▶ [Given data]
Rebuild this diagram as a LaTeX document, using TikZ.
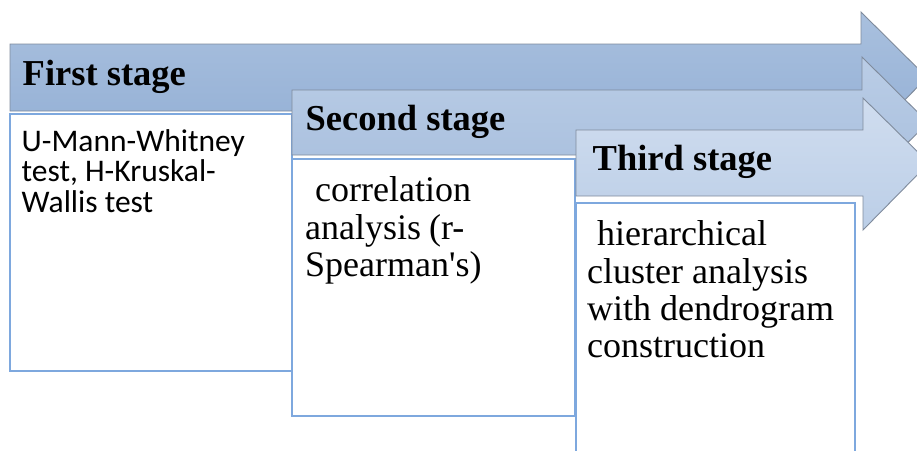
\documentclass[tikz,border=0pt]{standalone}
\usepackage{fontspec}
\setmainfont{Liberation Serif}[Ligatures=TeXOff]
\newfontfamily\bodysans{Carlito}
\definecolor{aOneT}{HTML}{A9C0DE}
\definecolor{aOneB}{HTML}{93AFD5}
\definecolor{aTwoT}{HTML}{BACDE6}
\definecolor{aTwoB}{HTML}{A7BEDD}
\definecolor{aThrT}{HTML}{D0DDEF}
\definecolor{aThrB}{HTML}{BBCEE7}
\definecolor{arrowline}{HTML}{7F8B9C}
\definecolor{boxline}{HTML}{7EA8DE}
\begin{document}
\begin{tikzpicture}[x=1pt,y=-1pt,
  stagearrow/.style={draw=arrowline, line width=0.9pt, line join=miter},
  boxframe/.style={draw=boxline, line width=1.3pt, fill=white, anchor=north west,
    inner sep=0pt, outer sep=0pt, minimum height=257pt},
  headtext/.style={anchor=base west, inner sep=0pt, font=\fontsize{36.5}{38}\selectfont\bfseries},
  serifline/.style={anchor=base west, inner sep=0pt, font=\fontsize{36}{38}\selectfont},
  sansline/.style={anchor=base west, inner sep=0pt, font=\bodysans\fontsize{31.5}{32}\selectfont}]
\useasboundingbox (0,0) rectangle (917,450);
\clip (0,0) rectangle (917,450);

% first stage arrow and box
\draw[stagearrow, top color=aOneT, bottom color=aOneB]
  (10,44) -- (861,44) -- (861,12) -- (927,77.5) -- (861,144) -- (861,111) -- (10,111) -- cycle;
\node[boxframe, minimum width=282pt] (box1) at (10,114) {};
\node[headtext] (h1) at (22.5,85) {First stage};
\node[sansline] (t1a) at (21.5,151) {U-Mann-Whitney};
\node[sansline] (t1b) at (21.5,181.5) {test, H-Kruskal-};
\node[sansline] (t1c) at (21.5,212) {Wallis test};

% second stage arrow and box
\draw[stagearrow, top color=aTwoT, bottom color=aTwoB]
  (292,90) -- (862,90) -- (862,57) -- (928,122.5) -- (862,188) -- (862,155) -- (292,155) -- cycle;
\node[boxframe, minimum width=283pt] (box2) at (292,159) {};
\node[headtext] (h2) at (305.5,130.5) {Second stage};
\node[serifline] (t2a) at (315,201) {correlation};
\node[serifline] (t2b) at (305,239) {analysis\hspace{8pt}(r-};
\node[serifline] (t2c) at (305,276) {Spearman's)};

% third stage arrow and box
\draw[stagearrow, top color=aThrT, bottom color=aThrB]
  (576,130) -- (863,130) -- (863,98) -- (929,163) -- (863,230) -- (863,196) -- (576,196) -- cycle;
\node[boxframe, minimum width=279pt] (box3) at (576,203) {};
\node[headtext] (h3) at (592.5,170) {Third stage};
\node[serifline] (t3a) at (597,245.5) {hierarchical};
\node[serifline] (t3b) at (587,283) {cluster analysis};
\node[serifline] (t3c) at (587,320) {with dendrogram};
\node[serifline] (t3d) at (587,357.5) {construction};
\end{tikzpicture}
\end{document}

▶ [Exercise goal] Restate the entire listing word for word, excluding pictures.

▶ [Task output]
Rebuild this diagram as a LaTeX document, using TikZ.
\documentclass[tikz,border=0pt]{standalone}
\usepackage{fontspec}
\setmainfont{Liberation Serif}[Ligatures=TeXOff]
\newfontfamily\bodysans{Carlito}
\definecolor{aOneT}{HTML}{A9C0DE}
\definecolor{aOneB}{HTML}{93AFD5}
\definecolor{aTwoT}{HTML}{BACDE6}
\definecolor{aTwoB}{HTML}{A7BEDD}
\definecolor{aThrT}{HTML}{D0DDEF}
\definecolor{aThrB}{HTML}{BBCEE7}
\definecolor{arrowline}{HTML}{7F8B9C}
\definecolor{boxline}{HTML}{7EA8DE}
\begin{document}
\begin{tikzpicture}[x=1pt,y=-1pt,
  stagearrow/.style={draw=arrowline, line width=0.9pt, line join=miter},
  boxframe/.style={draw=boxline, line width=1.3pt, fill=white, anchor=north west,
    inner sep=0pt, outer sep=0pt, minimum height=257pt},
  headtext/.style={anchor=base west, inner sep=0pt, font=\fontsize{36.5}{38}\selectfont\bfseries},
  serifline/.style={anchor=base west, inner sep=0pt, font=\fontsize{36}{38}\selectfont},
  sansline/.style={anchor=base west, inner sep=0pt, font=\bodysans\fontsize{31.5}{32}\selectfont}]
\useasboundingbox (0,0) rectangle (917,450);
\clip (0,0) rectangle (917,450);

% first stage arrow and box
\draw[stagearrow, top color=aOneT, bottom color=aOneB]
  (10,44) -- (861,44) -- (861,12) -- (927,77.5) -- (861,144) -- (861,111) -- (10,111) -- cycle;
\node[boxframe, minimum width=282pt] (box1) at (10,114) {};
\node[headtext] (h1) at (22.5,85) {First stage};
\node[sansline] (t1a) at (21.5,151) {U-Mann-Whitney};
\node[sansline] (t1b) at (21.5,181.5) {test, H-Kruskal-};
\node[sansline] (t1c) at (21.5,212) {Wallis test};

% second stage arrow and box
\draw[stagearrow, top color=aTwoT, bottom color=aTwoB]
  (292,90) -- (862,90) -- (862,57) -- (928,122.5) -- (862,188) -- (862,155) -- (292,155) -- cycle;
\node[boxframe, minimum width=283pt] (box2) at (292,159) {};
\node[headtext] (h2) at (305.5,130.5) {Second stage};
\node[serifline] (t2a) at (315,201) {correlation};
\node[serifline] (t2b) at (305,239) {analysis\hspace{8pt}(r-};
\node[serifline] (t2c) at (305,276) {Spearman's)};

% third stage arrow and box
\draw[stagearrow, top color=aThrT, bottom color=aThrB]
  (576,130) -- (863,130) -- (863,98) -- (929,163) -- (863,230) -- (863,196) -- (576,196) -- cycle;
\node[boxframe, minimum width=279pt] (box3) at (576,203) {};
\node[headtext] (h3) at (592.5,170) {Third stage};
\node[serifline] (t3a) at (597,245.5) {hierarchical};
\node[serifline] (t3b) at (587,283) {cluster analysis};
\node[serifline] (t3c) at (587,320) {with dendrogram};
\node[serifline] (t3d) at (587,357.5) {construction};
\end{tikzpicture}
\end{document}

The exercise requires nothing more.